# NAD: Does anyone recognize this Marshall 1987x?



## Nino Rafanelli (Jan 24, 2018)

Picked this up off of Kijiji last week. Has a few mods done and I'm trying to find out more about it.

Front view. Pre PI master volume installed where there pilot light used to be. New indicator LED (purple) installed above the MKII logo.









View inside.









V2a cathode bypass cap - 330uf if I'm not mistaken.









Adjustable high cut filter attached to the High Treble volume pot. 









Pre-Phase invertor master volume, connected after the effects loop between the effects loop card and BN4 on the PCB.


----------



## Nino Rafanelli (Jan 24, 2018)

Hum balance removed at VR2 (used for the high cut filter above?) and replaced with 2 resistors attached to 2 caps spanning across W1, W2 and W3.
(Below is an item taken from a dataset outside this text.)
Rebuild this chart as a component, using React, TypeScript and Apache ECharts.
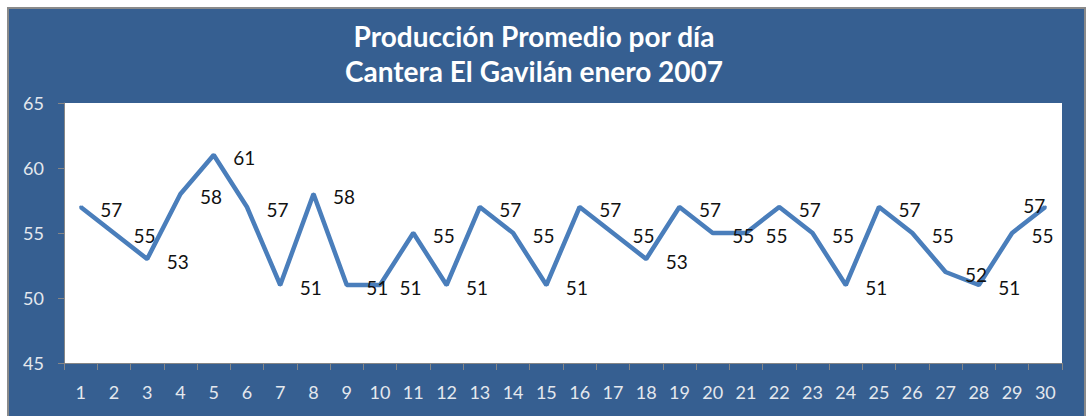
import React, { useEffect, useRef } from "react";
import * as echarts from "echarts";

const days: string[] = ["1","2","3","4","5","6","7","8","9","10","11","12","13","14","15","16","17","18","19","20","21","22","23","24","25","26","27","28","29","30"];
const production: number[] = [57,55,53,58,61,57,51,58,51,51,55,51,57,55,51,57,55,53,57,55,55,57,55,51,57,55,52,51,55,57];
const titleLines: string[] = ["Producción Promedio por día", "Cantera El Gavilán enero 2007"];
const yMin = 45;
const yMax = 65;
const yStep = 5;

const FONT = "Lato, 'Open Sans', sans-serif";

export default function App() {
  const ref = useRef<HTMLDivElement>(null);
  useEffect(() => {
    if (!ref.current) return;
    const chart = echarts.init(ref.current, null, { renderer: "svg" });
    const last = production.length - 1;
    const data = production.map((v, i) =>
      i === last
        ? { value: v, label: { position: "inside", offset: [-11, -2] } }
        : v
    );
    chart.setOption({
      animation: false,
      backgroundColor: "transparent",
      graphic: [
        {
          type: "text",
          x: 534,
          y: 36,
          style: {
            text: titleLines[0],
            fill: "#ffffff",
            font: `bold 28px ${FONT}`,
            textAlign: "center",
            textVerticalAlign: "middle",
          },
        },
        {
          type: "text",
          x: 534,
          y: 71,
          style: {
            text: titleLines[1],
            fill: "#ffffff",
            font: `bold 28px ${FONT}`,
            textAlign: "center",
            textVerticalAlign: "middle",
          },
        },
      ],
      grid: {
        left: 64,
        right: 26,
        top: 103,
        bottom: 53,
        show: true,
        backgroundColor: "#ffffff",
        borderWidth: 0,
      },
      xAxis: {
        type: "category",
        data: days,
        boundaryGap: true,
        axisLine: { show: true, lineStyle: { color: "#868686", width: 1 } },
        axisTick: { show: true, length: 7, alignWithLabel: false, lineStyle: { color: "#868686" } },
        axisLabel: { color: "#E4E8EE", fontSize: 18, fontFamily: FONT, margin: 20, interval: 0 },
        splitLine: { show: false },
      },
      yAxis: {
        type: "value",
        min: yMin,
        max: yMax,
        interval: yStep,
        axisLine: { show: true, lineStyle: { color: "#868686", width: 1 } },
        axisTick: { show: true, length: 6, lineStyle: { color: "#868686" } },
        axisLabel: { color: "#E4E8EE", fontSize: 18, fontFamily: FONT, margin: 20 },
        splitLine: { show: false },
      },
      series: [
        {
          type: "line",
          data,
          symbol: "circle",
          symbolSize: 3,
          itemStyle: { color: "#4A7EBB" },
          lineStyle: { color: "#4A7EBB", width: 4.5 },
          label: {
            show: true,
            position: "right",
            distance: 18,
            offset: [0, 2],
            color: "#111111",
            fontSize: 19,
            fontFamily: FONT,
          },
        },
      ],
    });
    return () => chart.dispose();
  }, []);

  return (
    <div style={{ position: "fixed", left: 0, top: 0, width: 1088, height: 416, background: "#ffffff", overflow: "hidden" }}>
      <div
        style={{
          position: "absolute",
          left: 7,
          top: 7,
          width: 1079,
          height: 420,
          boxSizing: "border-box",
          border: "2px solid #8A8A8A",
          background: "#365F91",
        }}
      />
      <div ref={ref} style={{ position: "absolute", left: 0, top: 0, width: 1088, height: 416 }} />
    </div>
  );
}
78k resistor along with a 68k at each input.









Does anyone recognize this amp? I would love to get more information on the above modifications.
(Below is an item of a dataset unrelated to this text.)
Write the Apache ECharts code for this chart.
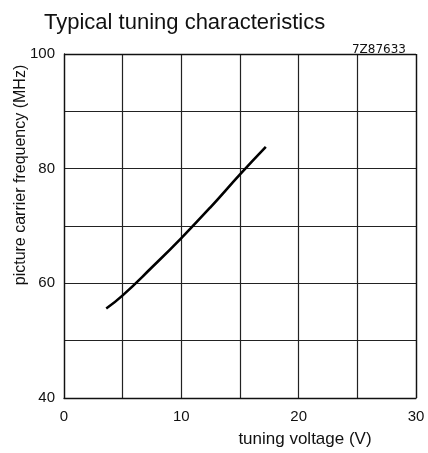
<!DOCTYPE html>
<html><head><meta charset="utf-8">
<script src="https://cdn.jsdelivr.net/npm/echarts@6/dist/echarts.min.js"></script>
<style>html,body{margin:0;padding:0;background:#fff;overflow:hidden}#c{width:428px;height:453px}</style>
</head><body><div id="c"></div>
<script>
const voltage = [3.6, 5, 7.5, 10, 12.5, 15, 17.2];
const frequency = [55.6, 57.9, 62.8, 67.9, 73.3, 79.0, 83.8];
const xTicks = [0, 10, 20, 30];
const yTicks = [40, 60, 80, 100];
const title = 'Typical tuning characteristics';
const code = '7Z87633';
const xName = 'tuning voltage (V)';
const yName = 'picture carrier frequency (MHz)';

const font = '"Liberation Sans", Arial, sans-serif';
const chart = echarts.init(document.getElementById('c'), null, {renderer: 'canvas', width: 428, height: 453});
chart.setOption({
  animation: false,
  backgroundColor: '#fff',
  title: [
    {text: title, left: 39, top: 7, textStyle: {fontFamily: font, fontSize: 22, fontWeight: 'normal', color: '#111'}},
    {text: code, right: 17, top: 39, textStyle: {fontFamily: '"DejaVu Sans", sans-serif', fontSize: 12, fontWeight: 'normal', color: '#111'}}
  ],
  graphic: [{
    type: 'text', x: 21, y: 175, rotation: Math.PI / 2,
    style: {text: yName, fontFamily: font, fontSize: 16, fill: '#111', align: 'center', verticalAlign: 'middle'}
  }],
  grid: {left: 64, top: 54, width: 352, height: 351, containLabel: false, show: false},
  xAxis: {
    type: 'value', min: 0, max: 30, interval: 5,
    name: xName, nameLocation: 'middle', nameGap: 33,
    nameTextStyle: {fontFamily: font, fontSize: 17, color: '#111', padding: [0, 0, 0, 130]},
    axisLine: {show: true, lineStyle: {color: '#111', width: 1.3}},
    axisTick: {show: false},
    splitLine: {show: true, lineStyle: {color: '#222', width: 1.2}},
    axisLabel: {fontFamily: font, fontSize: 15, color: '#111', margin: 11,
      formatter: v => xTicks.includes(v) ? String(v) : ''}
  },
  yAxis: {
    type: 'value', min: 40, max: 100, interval: 10,
    axisLine: {show: true, lineStyle: {color: '#111', width: 1.3}},
    axisTick: {show: false},
    splitLine: {show: true, lineStyle: {color: '#222', width: 1.2}},
    axisLabel: {fontFamily: font, fontSize: 15, color: '#111', margin: 9,
      formatter: v => yTicks.includes(v) ? String(v) : ''}
  },
  series: [{
    type: 'line', smooth: true, showSymbol: false,
    data: voltage.map((v, i) => [v, frequency[i]]),
    lineStyle: {color: '#000', width: 2.6}
  }, {
    type: 'line', data: [], markLine: {silent: true, symbol: 'none', label: {show: false},
      lineStyle: {color: '#111', width: 1.3, type: 'solid'},
      data: [{xAxis: 30}, {yAxis: 100}]}
  }]
});
</script></body></html>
I'm considering bringing it back to stock and replacing the pre-PI mv with a LarMar post-PI configuration. Any thoughts on the pro's/con's of this change?

I have already removed the adjustable high cut filter on the High Treble volume control, as seen here.
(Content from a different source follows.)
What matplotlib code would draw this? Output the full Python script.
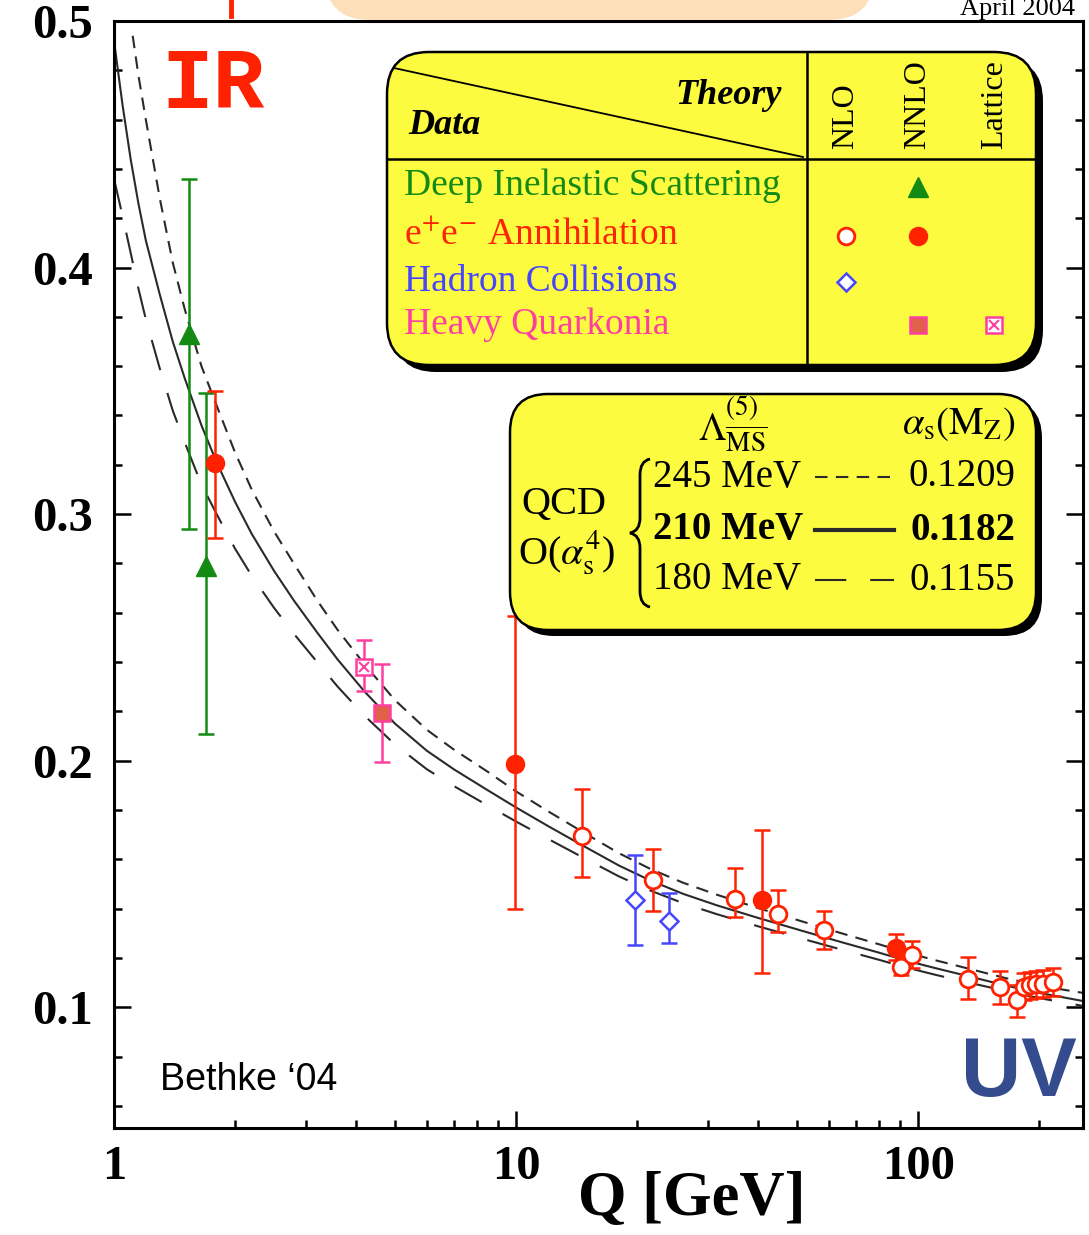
import matplotlib
matplotlib.use('Agg')
import matplotlib.pyplot as plt
import numpy as np
from matplotlib.patches import FancyBboxPatch, PathPatch
from matplotlib.path import Path
from matplotlib.lines import Line2D
from matplotlib.ticker import LogLocator, NullFormatter

plt.rcParams['font.family'] = ['Liberation Serif', 'DejaVu Serif']
plt.rcParams['mathtext.fontset'] = 'stix'

# QCD curves (Q in GeV, alpha_s)
q_245 = [1.113, 1.15, 1.2, 1.3, 1.4, 1.5, 1.65, 1.8, 2.0, 2.2, 2.5, 2.8, 3.2, 3.6, 4.2, 5.0, 6.0,
         7.0, 8.5, 10, 12, 14.67, 18, 21.5, 26, 31.6, 40, 51.4, 65, 80, 91.9, 110, 130, 165, 200, 257]
a_245 = [0.494, 0.478, 0.460, 0.428, 0.402, 0.383, 0.360, 0.344, 0.325, 0.310, 0.293, 0.280,
         0.265, 0.253, 0.239, 0.2245, 0.2125, 0.2045, 0.1955, 0.1875, 0.1795, 0.171, 0.1625,
         0.1562, 0.1505, 0.1456, 0.1402, 0.1348, 0.1298, 0.1255, 0.1225, 0.1191, 0.1161,
         0.1118, 0.1087, 0.1058]
q_210 = [1.0, 1.05, 1.1, 1.15, 1.2, 1.3, 1.4, 1.5, 1.65, 1.8, 2.0, 2.2, 2.5, 2.8, 3.2, 3.6, 4.2,
         5.0, 6.0, 7.0, 8.5, 10, 12, 14.67, 18, 21.5, 26, 31.6, 40, 51.4, 65, 80, 91.9, 110, 130,
         165, 200, 257]
a_210 = [0.492, 0.466, 0.444, 0.426, 0.411, 0.389, 0.370, 0.355, 0.336, 0.321, 0.305, 0.292,
         0.277, 0.265, 0.252, 0.241, 0.228, 0.215, 0.204, 0.1965, 0.188, 0.181, 0.1735, 0.1655,
         0.1575, 0.1515, 0.146, 0.1413, 0.1362, 0.131, 0.1262, 0.1221, 0.1192, 0.1159, 0.113,
         0.1088, 0.1058, 0.1025]
q_180 = [1.0, 1.05, 1.1, 1.15, 1.2, 1.3, 1.4, 1.5, 1.65, 1.8, 2.0, 2.2, 2.5, 2.8, 3.2, 3.6, 4.2,
         5.0, 6.0, 7.0, 8.5, 10, 12, 14.67, 18, 21.5, 26, 31.6, 40, 51.4, 65, 80, 91.9, 110, 130,
         165, 200, 257]
a_180 = [0.436, 0.421, 0.406, 0.3915, 0.379, 0.359, 0.342, 0.329, 0.312, 0.300, 0.286, 0.275,
         0.262, 0.2515, 0.240, 0.230, 0.2182, 0.2065, 0.1965, 0.1897, 0.1818, 0.1753, 0.1683,
         0.1607, 0.1531, 0.1474, 0.1422, 0.1377, 0.1328, 0.1278, 0.1232, 0.1192, 0.1164,
         0.1132, 0.1104, 0.1066, 0.1037, 0.1005]

# measurements: Q, alpha_s, lower and upper end of the error bar
dis_q = [1.536, 1.69]
dis_a = [0.373, 0.279]
dis_lo = [0.294, 0.211]
dis_hi = [0.436, 0.349]

ee_nnlo_q = [1.78, 9.94, 41.0, 88.1]
ee_nnlo_a = [0.3208, 0.1987, 0.1436, 0.1242]
ee_nnlo_lo = [0.2902, 0.140, 0.1139, 0.119]
ee_nnlo_hi = [0.3501, 0.2587, 0.1717, 0.1298]

ee_nlo_q = [14.6, 21.9, 35.0, 44.7, 58.3, 90.4, 96.6, 133.3, 159.4, 175.9, 183.6, 190, 196.9, 204, 216]
ee_nlo_a = [0.1696, 0.1514, 0.144, 0.1379, 0.1312, 0.1163, 0.1211, 0.1116, 0.1082, 0.1031,
            0.1082, 0.1089, 0.1093, 0.1096, 0.1102]
ee_nlo_lo = [0.1528, 0.139, 0.1366, 0.1305, 0.1236, 0.113, 0.1157, 0.1035, 0.1012, 0.0961,
             0.1028, 0.1033, 0.1037, 0.104, 0.1046]
ee_nlo_hi = [0.1885, 0.164, 0.1566, 0.1477, 0.139, 0.1206, 0.1268, 0.1204, 0.1147, 0.1089,
             0.1137, 0.1144, 0.1148, 0.1151, 0.1157]

had_q = [19.8, 24.0]
had_a = [0.1433, 0.1348]
had_lo = [0.1254, 0.126]
had_hi = [0.1619, 0.1463]

hq_q = [4.65]
hq_a = [0.2193]
hq_lo = [0.1993]
hq_hi = [0.2394]

lat_q = [4.19]
lat_a = [0.238]
lat_lo = [0.2283]
lat_hi = [0.2491]

RED = '#ff2200'
GREEN = '#138a13'
BLUE = '#4646ff'
PINK = '#ff3fa0'
YELLOW = '#fdfb3f'
CURVE = '#2a2a2a'
SHORT = (6, 4)
LONG = (15, 11.5)

W, H = 1089, 1235
fig = plt.figure(figsize=(W / 100, H / 100), dpi=100)
ax = fig.add_axes([114 / W, 1 - 1128 / H, (1083 - 114) / W, (1128 - 21) / H])

ax.plot(q_245, a_245, color=CURVE, lw=1.5, dashes=SHORT)
ax.plot(q_210, a_210, color=CURVE, lw=1.5)
ax.plot(q_180, a_180, color=CURVE, lw=1.5, dashes=LONG)


def bars(q, a, lo, hi, color, **kw):
    a = np.array(a)
    yerr = [a - np.array(lo), np.array(hi) - a]
    ax.errorbar(q, a, yerr=yerr, fmt='none', ecolor=color, elinewidth=1.8,
                capsize=5.5, capthick=1.8, zorder=3)
    ax.plot(q, a, ls='none', zorder=4, **kw)


bars(dis_q, dis_a, dis_lo, dis_hi, GREEN, marker='^', ms=15, mfc=GREEN, mec=GREEN)
bars(ee_nnlo_q, ee_nnlo_a, ee_nnlo_lo, ee_nnlo_hi, RED, marker='o', ms=13, mfc=RED, mec=RED)
bars(ee_nlo_q, ee_nlo_a, ee_nlo_lo, ee_nlo_hi, RED, marker='o', ms=12, mfc='white', mec=RED, mew=2)
bars(had_q, had_a, had_lo, had_hi, BLUE, marker='D', ms=9, mfc='white', mec=BLUE, mew=1.8)
bars(hq_q, hq_a, hq_lo, hq_hi, PINK, marker='s', ms=12, mfc='#e0604a', mec=PINK, mew=1.8)
bars(lat_q, lat_a, lat_lo, lat_hi, PINK, marker='s', ms=12, mfc='white', mec=PINK, mew=1.8)
ax.plot(lat_q, lat_a, ls='none', marker='x', ms=7, mec=PINK, mew=1.5, zorder=5)

ax.set_xscale('log')
ax.set_xlim(1, 257)
ax.set_ylim(0.051, 0.5)
ax.set_xticks([1, 10, 100])
ax.set_xticklabels(['1', '10', '100'])
ax.xaxis.set_minor_locator(LogLocator(subs=range(2, 10)))
ax.xaxis.set_minor_formatter(NullFormatter())
ax.set_yticks([0.1, 0.2, 0.3, 0.4, 0.5])
ax.set_yticklabels(['0.1', '0.2', '0.3', '0.4', '0.5'])
ax.set_yticks(np.arange(0.06, 0.5, 0.02), minor=True)
ax.tick_params(which='both', direction='in', right=True, top=False, width=1.8)
ax.tick_params(which='major', length=12)
ax.tick_params(which='minor', length=6)
ax.tick_params(axis='y', pad=15)
ax.tick_params(axis='x', pad=12)
for lab in ax.get_xticklabels() + ax.get_yticklabels():
    lab.set_fontsize(35)
    lab.set_fontweight('bold')
for sp in ax.spines.values():
    sp.set_linewidth(2.2)

T = fig.dpi_scale_trans


def P(x, y):
    return x / 100, (H - y) / 100


def text(x, y, s, **kw):
    fig.text(*P(x, y), s, transform=T, **kw)


def box(x0, y0, x1, y1, r, color, z, lw=1.5):
    (ax0, ay1), (ax1, ay0) = P(x0, y0), P(x1, y1)
    fig.add_artist(FancyBboxPatch((ax0, ay0), ax1 - ax0, ay1 - ay0,
                                  boxstyle=f'round,pad=0,rounding_size={r / 100}',
                                  fc=color, ec='black' if lw else color, lw=lw,
                                  transform=T, zorder=z))


def line(xs, ys, **kw):
    pts = [P(x, y) for x, y in zip(xs, ys)]
    fig.add_artist(Line2D([p[0] for p in pts], [p[1] for p in pts], transform=T, **kw))


# top slide remnants
box(325, -80, 874, 20, 45, '#fde0b9', 1, lw=0)
line([231, 231], [0, 16], color=RED, lw=3.5, zorder=2)
text(1075, 15, 'April 2004', fontsize=19, ha='right', va='baseline')

# data / theory table
box(394, 59, 1043, 372, 42, 'black', 4, lw=0)
box(387, 52, 1036, 365, 42, YELLOW, 5, lw=1.8)
line([807, 807], [53, 364], color='black', lw=1.8, zorder=6)
line([388, 1035], [159, 159], color='black', lw=1.8, zorder=6)
line([394, 803], [68, 157], color='black', lw=1.3, zorder=6)
text(782, 95, 'Theory', fontsize=26, fontweight='bold', style='italic', ha='right', va='center', zorder=7)
text(408, 125, 'Data', fontsize=26, fontweight='bold', style='italic', ha='left', va='center', zorder=7)
for cx, lab in [(846, 'NLO'), (918, 'NNLO'), (995, 'Lattice')]:
    text(cx, 149, lab, fontsize=23, rotation=90, ha='center', va='bottom', zorder=7)
text(404, 186, 'Deep Inelastic Scattering', fontsize=27, color=GREEN, va='center', zorder=7)
text(404, 235, r'e$^{+}$e$^{-}$ Annihilation', fontsize=27, color=RED, va='center', zorder=7)
text(404, 282, 'Hadron Collisions', fontsize=27, color=BLUE, va='center', zorder=7)
text(404, 325, 'Heavy Quarkonia', fontsize=27, color=PINK, va='center', zorder=7)


def mark(x, y, **kw):
    line([x], [y], ls='none', zorder=8, **kw)


mark(918, 187, marker='^', ms=15, mfc=GREEN, mec=GREEN)
mark(846, 236, marker='o', ms=12, mfc='white', mec=RED, mew=2)
mark(918, 236, marker='o', ms=13, mfc=RED, mec=RED)
mark(846, 282, marker='D', ms=9, mfc='white', mec=BLUE, mew=1.8)
mark(918, 325, marker='s', ms=12, mfc='#e0604a', mec=PINK, mew=1.8)
mark(994, 325, marker='s', ms=12, mfc='white', mec=PINK, mew=1.8)
mark(994, 325, marker='x', ms=7, mec=PINK, mew=1.5)

# Lambda box
box(516, 400, 1042, 636, 38, 'black', 4, lw=0)
box(510, 394, 1036, 630, 38, YELLOW, 5, lw=1.8)
text(733, 424, r'$\Lambda^{(5)}_{\overline{\rm MS}}$', fontsize=28, ha='center', va='center', zorder=7)
text(1015, 424, r'$\alpha_{\rm s}(\rm M_Z)$', fontsize=28, ha='right', va='center', zorder=7)
text(564, 505, 'QCD', fontsize=29, ha='center', va='center', zorder=7)
text(566, 553, r'O($\alpha_{\rm s}^{4}$)', fontsize=29, ha='center', va='center', zorder=7)
brace = Path([P(650, 459), P(640, 461), P(640, 475), P(640, 518), P(640, 531), P(630, 533),
              P(640, 535), P(640, 548), P(640, 591), P(640, 605), P(650, 607)],
             [Path.MOVETO, Path.CURVE3, Path.CURVE3, Path.LINETO, Path.CURVE3, Path.CURVE3,
              Path.CURVE3, Path.CURVE3, Path.LINETO, Path.CURVE3, Path.CURVE3])
fig.add_artist(PathPatch(brace, transform=T, fill=False, lw=2, ec='black', zorder=7))
rows = [(477, '245 MeV', '0.1209', SHORT, 'normal'),
        (530, '210 MeV', '0.1182', None, 'bold'),
        (580, '180 MeV', '0.1155', LONG, 'normal')]
for y, lam, val, dash, wt in rows:
    text(653, y, lam, fontsize=28, fontweight=wt, ha='left', va='center', zorder=7)
    text(1015, y, val, fontsize=28, fontweight=wt, ha='right', va='center', zorder=7)
    kw = dict(color=CURVE, zorder=7)
    if dash:
        line([815, 894], [y, y], lw=1.5, dashes=dash, **kw)
    else:
        line([815, 894], [y, y], lw=3, **kw)

# annotations
ax.text(1.31, 0.4735, 'IR', fontsize=62, fontweight='bold', family='Liberation Mono',
        color=RED, va='center', ha='left')
text(1077, 1074, 'UV', fontsize=60, fontweight='bold', family='Liberation Sans',
     color='#344b8e', ha='right', va='center', zorder=7)
text(160, 1080, 'Bethke \u201804', fontsize=27, family='Liberation Sans', va='center', zorder=7)
text(692, 1200, 'Q [GeV]', fontsize=45, fontweight='bold', ha='center', va='center')

fig.savefig('out.png', dpi=100)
Next I'm considering replacing the 78k resistor at the input with a 68k and the hum balance trim pot back to original configuration.

Thanks!


----------



## sammyr (May 7, 2013)

Personally I prefer the lar/mar. If you're changing the resistor on the input you may want to consider mounting those resistors at the tube socket pin. If the amp isn't noisy then I wouldn't bother. It does look like the clearance on the effects loop is pretty tight.


----------



## Nino Rafanelli (Jan 24, 2018)

Are you aware of any place in the area which stocks the LarMar parts (PEC pot, etc.)?


----------